|Tag(s):||African-Americans, Agriculture, Economy|
|Course:||“Rise And Fall of the Slave South,” University of Virginia|
|Rating:||5 (4 votes)|
George Washington Carver joined Booker T. Washington and the faculty of the Tuskegee Institute. Here, he revolutionized agricultural development in the south in the early 20th century. Through his research in a response to a decline in the success of cotton farming, he discovered that it is better for farmers to diversify rather than relying solely on the cotton farming which weakened the soil and produced poor crops. Also, he did research in which he developed commercial uses for many products, including peanuts, sweet potatoes, cotton and pecans. The Birmingham Herald published his ideas and the finding that the deep cultivation of the soil' would be beneficial for farming; however, in the article George Washington Carver was given no recognition. But with these findings and his new position in the Tuskegee Institute, he encouraged farmers to follow this plan. The building of the new Slater-Armstrong Memorial Agriculture Building was underway shortly thereafter as a result of the expansion provided by Carver.
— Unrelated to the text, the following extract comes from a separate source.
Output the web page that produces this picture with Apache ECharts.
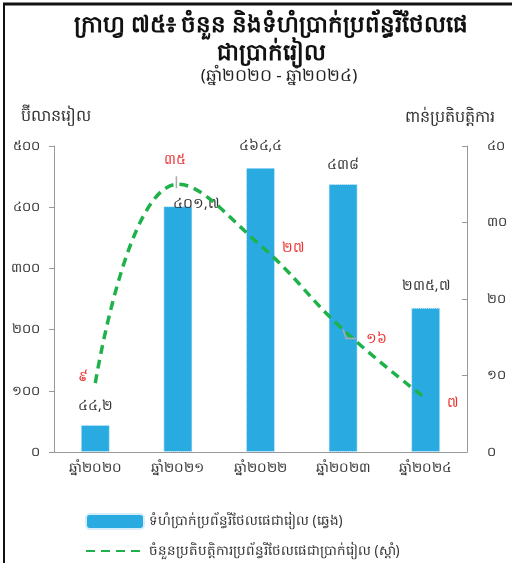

Carvers' contribution fulfills the academic aims set out by all Tuskegee Institute schools: The crude stumbling, sightless plantation-boy who lives in the environment of Tuskegee for three or four years, departs with an address, an alertness, a resourcefulness, and above all, a spirit of service that announce an educated man.' The developments within the Tuskegee Institute which Carver brought about are in a response to the recognition that according to Booker T. Washington agriculture is fundamental' to the negro population.